Here's a solution: egg salad is a super easy make-ahead lunch. In this version we made it a little fancier by topping it with pickles and dill, but the egg salad base with the dijon would also be killer on a simple wheat bread sandwich. Whether you're serving it like we did for friends at brunch, or taking it to-go for lunch at work, we promise that you're going to like it.
Yields 6 egg salad toasts
4 large eggs
1 Tbsp Mustard and Co. Golden Dijon
2 tsp minced red onion
1 heaping Tbsp pickles, diced
2 Tbsp mayonnaise
salt and pepper to taste
6 medium size pieces of toast
extra thinly sliced pickles, for garnish
4-5 sprigs fresh dill, for garnish
1. Cook your eggs: Place eggs in a saucepan and cover with an inch of cold water.

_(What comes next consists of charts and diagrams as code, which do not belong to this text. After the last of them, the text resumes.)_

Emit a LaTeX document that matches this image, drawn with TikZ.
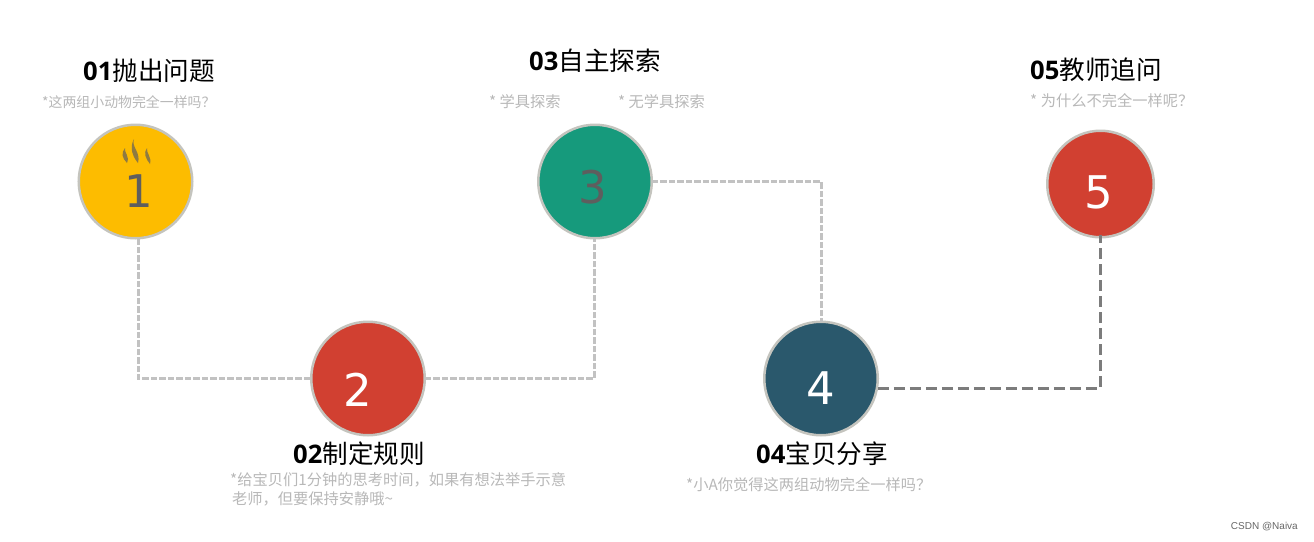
\documentclass[tikz,border=0pt]{standalone}
\usepackage{fontspec}
\setmainfont{Noto Sans CJK SC}
\newfontfamily\latinb{Open Sans}
\newfontfamily\digitf{DejaVu Sans}
\newfontfamily\wmf{Liberation Sans}
\definecolor{ringc}{HTML}{C4C4BE}
\definecolor{yel}{HTML}{FDBC00}
\definecolor{redc}{HTML}{D14031}
\definecolor{greenc}{HTML}{169A7C}
\definecolor{bluec}{HTML}{2A586C}
\definecolor{subc}{HTML}{B8B8B8}
\definecolor{lconn}{HTML}{C2C2C2}
\definecolor{dconn}{HTML}{7C7C7C}
\definecolor{dig}{HTML}{5E5E5E}
\tikzset{
  x=1pt,y=-1pt,
  disc/.style={circle,inner sep=0pt,outer sep=0pt,draw=ringc,line width=2.5pt,minimum size=113.5pt,text=white},
  digit/.style={font=\fontsize{45}{45}\selectfont\digitf},
  ttl/.style={anchor=west,inner sep=0pt,font=\fontsize{25.6}{30}\selectfont,text=black},
  subt/.style={anchor=west,inner sep=0pt,text=subc,font=\fontsize{13.9}{16}\selectfont},
  subm/.style={anchor=west,inner sep=0pt,text=subc,font=\fontsize{15.25}{18}\selectfont},
  lightconn/.style={draw=lconn,line width=3pt,dash pattern=on 6.5pt off 2pt},
  darkconn/.style={draw=dconn,line width=3pt,dash pattern=on 11pt off 5pt},
}
\newcommand{\bnum}[1]{{\latinb\bfseries #1}}
\begin{document}
\begin{tikzpicture}
\useasboundingbox[fill=white] (0,0) rectangle (1314,541);
% discs
\node[disc,fill=yel] (n1) at (135.5,181.5) {};
\node[disc,fill=redc] (n2) at (368,378.5) {};
\node[disc,fill=greenc] (n3) at (595,181.5) {};
\node[disc,fill=bluec] (n4) at (821,378.5) {};
\node[disc,fill=redc,minimum size=106.5pt] (n5) at (1100.5,184) {};
% digits
\node[digit,text=dig] (d1) at (139,191) {1};
\node[digit,text=white] (d2) at (358,390) {2};
\node[digit,text=dig] (d3) at (593,187) {3};
\node[digit,text=white] (d4) at (821,388) {4};
\node[digit,text=white] (d5) at (1099,192) {5};
% steam
\fill[dig!70!yel] (125,148) .. controls (124,153) and (130,156) .. (127,163) .. controls (122,158) and (121,153) .. cycle;
\fill[dig!70!yel] (134,139) .. controls (131,147) and (141,152) .. (138,163) .. controls (133,157) and (129,148) .. cycle;
\fill[dig!70!yel] (147,148) .. controls (146,153) and (152,157) .. (150,164) .. controls (146,159) and (143,153) .. cycle;
% connectors
\draw[lightconn] ([xshift=2.5pt]n1.south) |- (n2.west);
\draw[lightconn] (n2.east) -| ([xshift=-1pt]n3.south);
\draw[lightconn] (n3.east) -| (n4.north);
\draw[darkconn] ([yshift=-9.5pt]n4.east) -| ([yshift=2pt]n5.south);
% titles
\node[ttl] (t1) at (83,71) {\bnum{01}抛出问题};
\node[ttl] (t2) at (293,454) {\bnum{02}制定规则};
\node[ttl] (t3) at (529,61) {\bnum{03}自主探索};
\node[ttl] (t4) at (756,454) {\bnum{04}宝贝分享};
\node[ttl] (t5) at (1030,70) {\bnum{05}教师追问};
% subtitles
\node[subt] (s1) at (42,102) {*这两组小动物完全一样吗？};
\node[subm] (s2a) at (230,480) {*给宝贝们1分钟的思考时间，如果有想法举手示意};
\node[subm] (s2b) at (232,499) {老师，但要保持安静哦\textasciitilde};
\node[subm] (s3a) at (489,102) {* 学具探索};
\node[subm] (s3b) at (618,102) {* 无学具探索};
\node[subm] (s4) at (686,485) {*小A你觉得这两组动物完全一样吗？};
\node[subm] (s5) at (1030,101) {* 为什么不完全一样呢？};
\node[anchor=east,inner sep=0pt,text=black!60,font=\fontsize{10}{12}\selectfont\wmf] (wm) at (1298,527) {CSDN @Naiva};
\end{tikzpicture}
\end{document}
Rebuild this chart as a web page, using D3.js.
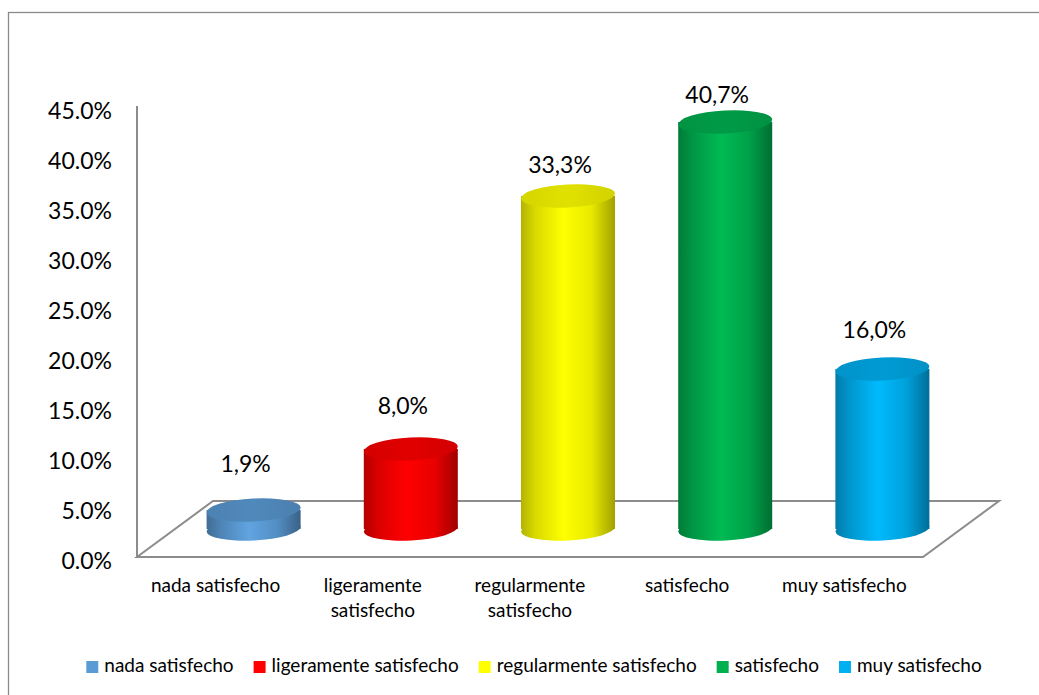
<!DOCTYPE html>
<html>
<head>
<meta charset="utf-8">
<script src="https://cdn.jsdelivr.net/npm/d3@7"></script>
<style>
  html, body { margin: 0; padding: 0; background: #fff; }
  svg { display: block; font-family: Lato, "Open Sans", sans-serif; }
</style>
</head>
<body>
<svg id="chart" width="1039" height="695"></svg>
<script>
// ---- data ----
const categories = ["nada satisfecho", "ligeramente satisfecho", "regularmente satisfecho", "satisfecho", "muy satisfecho"];
const categoryLines = [["nada satisfecho"], ["ligeramente", "satisfecho"], ["regularmente", "satisfecho"], ["satisfecho"], ["muy satisfecho"]];
const values = [1.9, 8.0, 33.3, 40.7, 16.0];
const valueLabels = ["1,9%", "8,0%", "33,3%", "40,7%", "16,0%"];
const colors = ["#5B9BD5", "#FF0000", "#FFFF00", "#00B050", "#00B0F0"];
const yTicks = [0, 5, 10, 15, 20, 25, 30, 35, 40, 45];
const yTickLabels = ["0.0%", "5.0%", "10.0%", "15.0%", "20.0%", "25.0%", "30.0%", "35.0%", "40.0%", "45.0%"];

// ---- layout ----
const svg = d3.select("#chart");
const frontLeft = 137, frontRight = 923, frontY = 557;
const depthX = 76, depthY = 56;
const axisTop = 106;

const y = d3.scaleLinear().domain([0, 45]).range([frontY, 107]);
const x = d3.scaleBand().domain(categories).range([frontLeft, frontRight]);
const labelY = d3.scaleLinear().domain([0, 45]).range([481, 53]);

const rx = 47, ry = 11.5, tilt = -3;

// outer border
svg.append("rect").attr("x", 8.5).attr("y", 12.5).attr("width", 1200).attr("height", 900)
  .attr("fill", "none").attr("stroke", "#8a8a8a").attr("stroke-width", 1.3);

// floor
const floorPts = [[frontLeft, frontY], [frontRight, frontY], [frontRight + depthX, frontY - depthY], [frontLeft + depthX, frontY - depthY]];
svg.append("path").attr("d", d3.line()(floorPts) + "Z")
  .attr("fill", "none").attr("stroke", "#8c8c8c").attr("stroke-width", 2).attr("stroke-linejoin", "miter");
// vertical axis line
svg.append("line").attr("x1", frontLeft).attr("x2", frontLeft).attr("y1", axisTop).attr("y2", frontY)
  .attr("stroke", "#8c8c8c").attr("stroke-width", 2);

// y tick labels
svg.append("g").selectAll("text").data(yTicks).join("text")
  .attr("x", 112).attr("y", d => y(d) + 3)
  .attr("text-anchor", "end").attr("dominant-baseline", "central")
  .attr("font-size", 23).attr("fill", "#000")
  .text((d, i) => yTickLabels[i]);

// gradients
const defs = svg.append("defs");
const barCx = c => x(c) + x.bandwidth() / 2 + depthX / 2;
const baseY = frontY - depthY / 2;
const barTop = v => y(v) - depthY / 2;

categories.forEach((c, i) => {
  const base = d3.color(colors[i]);
  const cx = barCx(c);
  const g = defs.append("linearGradient").attr("id", "body" + i)
    .attr("gradientUnits", "userSpaceOnUse")
    .attr("x1", cx - rx).attr("x2", cx + rx).attr("y1", 0).attr("y2", 0);
  const stops = [[0, base.darker(1.0)], [0.15, base.darker(0.45)], [0.45, base.brighter(0.15)], [0.75, base.darker(0.25)], [1, base.darker(1.3)]];
  stops.forEach(s => g.append("stop").attr("offset", s[0]).attr("stop-color", s[1].formatHex()));
  const t = defs.append("linearGradient").attr("id", "top" + i)
    .attr("gradientUnits", "userSpaceOnUse")
    .attr("x1", cx - rx).attr("x2", cx + rx).attr("y1", 0).attr("y2", 0);
  [[0, base.darker(0.5)], [0.5, base.darker(0.35)], [1, base.darker(0.55)]]
    .forEach(s => t.append("stop").attr("offset", s[0]).attr("stop-color", s[1].formatHex()));
});

// bars (cylinders)
const bars = svg.append("g").selectAll("g").data(categories).join("g");
bars.each(function (c, i) {
  const g = d3.select(this);
  const cx = barCx(c);
  const ty = barTop(values[i]);
  g.append("ellipse").attr("cx", cx).attr("cy", baseY).attr("rx", rx).attr("ry", ry)
    .attr("transform", `rotate(${tilt},${cx},${baseY})`)
    .attr("fill", `url(#body${i})`);
  g.append("rect").attr("x", cx - rx).attr("y", ty).attr("width", 2 * rx).attr("height", Math.max(0, baseY - ty))
    .attr("fill", `url(#body${i})`);
  g.append("ellipse").attr("cx", cx).attr("cy", ty).attr("rx", rx).attr("ry", ry)
    .attr("transform", `rotate(${tilt},${cx},${ty})`)
    .attr("fill", `url(#top${i})`);
});

// value labels
svg.append("g").selectAll("text").data(categories).join("text")
  .attr("x", c => barCx(c) - 8)
  .attr("y", (c, i) => labelY(values[i]))
  .attr("text-anchor", "middle").attr("dominant-baseline", "central")
  .attr("font-size", 23).attr("fill", "#000")
  .text((c, i) => valueLabels[i]);

// category labels
const cat = svg.append("g").selectAll("text").data(categories).join("text")
  .attr("x", c => x(c) + x.bandwidth() / 2)
  .attr("y", 592)
  .attr("text-anchor", "middle").attr("font-size", 19).attr("fill", "#000");
cat.each(function (c, i) {
  const t = d3.select(this);
  categoryLines[i].forEach((line, k) => {
    t.append("tspan").attr("x", x(c) + x.bandwidth() / 2).attr("dy", k === 0 ? 0 : 25).text(line);
  });
});

// legend
const legend = svg.append("g");
const items = legend.selectAll("g").data(categories).join("g");
items.append("rect").attr("width", 12).attr("height", 12).attr("y", -11)
  .attr("fill", (c, i) => colors[i]);
items.append("text").attr("x", 18).attr("y", 0).attr("font-size", 19).attr("fill", "#000").text(c => c);
let pos = 0;
const offsets = [];
items.each(function () {
  offsets.push(pos);
  const w = d3.select(this).select("text").node().getComputedTextLength();
  pos += 18 + w + 20;
});
const totalW = pos - 20;
const legendStart = 534 - totalW / 2;
items.attr("transform", (c, i) => `translate(${legendStart + offsets[i]},672)`);
</script>
</body>
</html>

Bring to a boil over high heat, and once boiling, reduce the heat to medium and set your timer for 10 minutes. Drain eggs and rinse under cold water to stop cooking. To quickly chill them so you can use them right away, cover them in ice water for 10 to 15 minutes.
2. Peel your eggs and chop them, placing them in a medium bowl. Add mustard, mayonnaise, red onion, pickles, and a pinch of salt and pepper. Mix together.
3. Serve on toasted bread, and garnish with thinly sliced pickles and fresh dill.